HONG KONG, Jan. 20 -- Zhou Yongjun, a student leader in the 1989 Tiananmen Square democracy protests who was in 2008 handed over to mainland police by Hong Kong authorities after arriving here, was imprisoned for attempted fraud, local media and a human rights group said Wednesday.
The Information Center for Human Rights and Democracy said Zhou's mainland lawyer confirmed that Zhou, 42, was on Friday last week sentenced to nine years in prison for ''attempted financial fraud'' in central China's Sichuan Province.
Zhou was also fined 80,000 yuan (about $11,700), and his lawyer has confirmed that Zhou plans to appeal the ruling, the Hong Kong-based center said.
In a November trial, Zhou was indicted for trying to defraud Hong Kong's Hang Seng Bank of HK$6 million (about $774,000) from two accounts registered under the name of Wang Xingxiang.
Zhou used a Malaysian passport under Wang's name when entering Hong Kong in 2008 on route to visit his sick father in mainland China, his companion earlier said in Hong Kong.
Arriving at the Hong Kong airport from Macao in September that year, Zhou was detained by Hong Kong police on a fraud allegation.
The police later cleared Zhou of the fraud allegation and turned him over to the Immigration Department, which allegedly handed him over to Chinese authorities.
Hong Kong's Cable TV said Albert Ho, Hong Kong's Democratic Party chairman who helps Zhou in seeking proof that Hong Kong authorities falsely handed him over to the mainland, described the conviction as ''political.''
''The Hong Kong government has yet to release any information over the way Zhou was handled,'' Ho told reporters. ''These documents could be useful in Zhou's defense. This is abnormal, (Zhou's conviction) has political motives.''
Hong Kong, the former British colony that returned to Chinese rule in 1997, has an independent judicial system under the Basic Law, the city's mini-Constitution, and it does not have a deportation and removal agreement with Beijing.
Ho has said that if the Immigration Department did hand Zhou to China, ''it will be a very, very serious violation of the Basic Law and the 'one country, two systems' principle promised by Beijing.''
Leading the Tiananmen protest that ended in a bloody military crackdown two decades ago, Zhou was arrested in 1990 on ''counter-revolutionary'' charges and released without prosecution the following year.

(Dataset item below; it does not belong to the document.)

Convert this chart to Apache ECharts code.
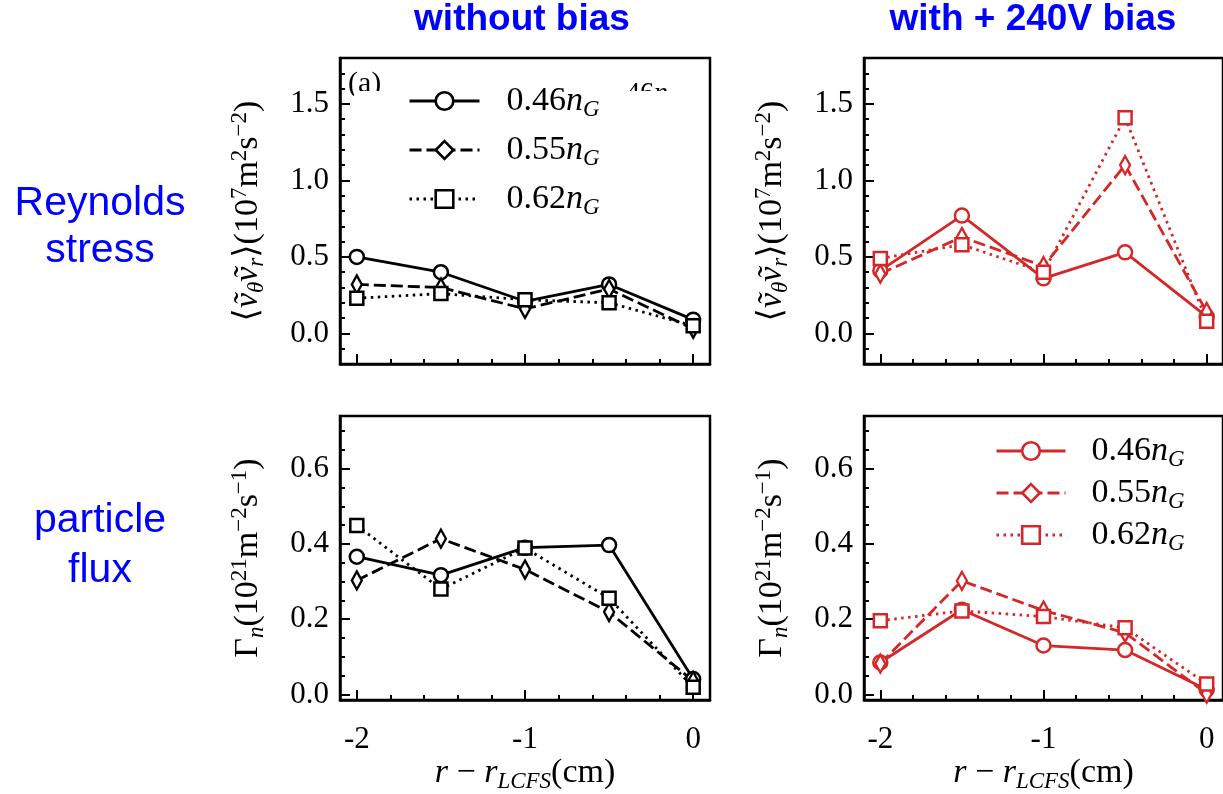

He fled to the United States via Hong Kong in 1992.
Having illegally entered China via Hong Kong in 1998, Zhou was detained in Guangzhou for half a year when police questioned his political activities in the United States.
He was then sentenced to three years in labor camp for illegal border-crossing.
Zhou returned to the United States in 2002 and stayed there until trying to visit his parents in China in 2008.
The Hong Kong authorities have declined to comment on individual cases regarding immigration policies.